Local listing is different to statutory listing; it does not provide further legislative controls. and does not affect when planning permission is required. However, when planning permission is required, the ‘special interest’ of a locally listed heritage asset will be taken into account. In 2013 the council asked for nominations for inclusion in the list; over five hundred submissions were considered. The Local List of Heritage Assets was adopted on 18th June 2015, it will be reviewed in 2020; other items in the current list can be seen here.
Former burial ground
The gardens are the former burial ground to Hanover Chapel, Listed Grade II, and now part of the Brighthelm Centre. The Hanover Chapel was built in 1824/5. It has been suggested that the site was already a burial ground from possibly as early as the 1700s. The burial ground originally extended further to the west. Queen’s Road was built over this part in 1845. The original boundary wall and railing survive on the west side of Queen’s Road.
Gravestones moved in 1949
The boundary between the park and Queen’s Road is marked by railings, which are Grade II listed.

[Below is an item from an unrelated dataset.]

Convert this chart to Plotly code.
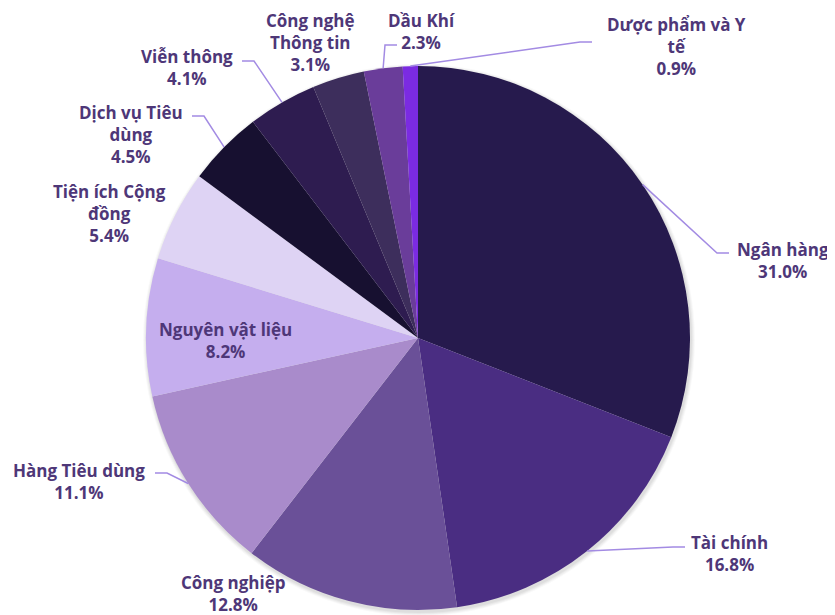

Burials ceased in around the early 1850s, and the burial ground became a public garden in 1884. The gravestones were moved to the boundaries of the site in 1949, at which point an inventory of the memorials was compiled. All historic OS maps and surviving drawings show the site to be laid out with a single linear route providing access from Church Street to the Chapel. The drawings show this to be lined with railings and trees.
A rare example
The Brighthelm Centre Rest Gardens is a rare example of a city centre burial ground and surviving green space within the North Laine. Although the gardens have changed over time, indications of their original use as a burial ground survive, as well as elements of their design as a public park.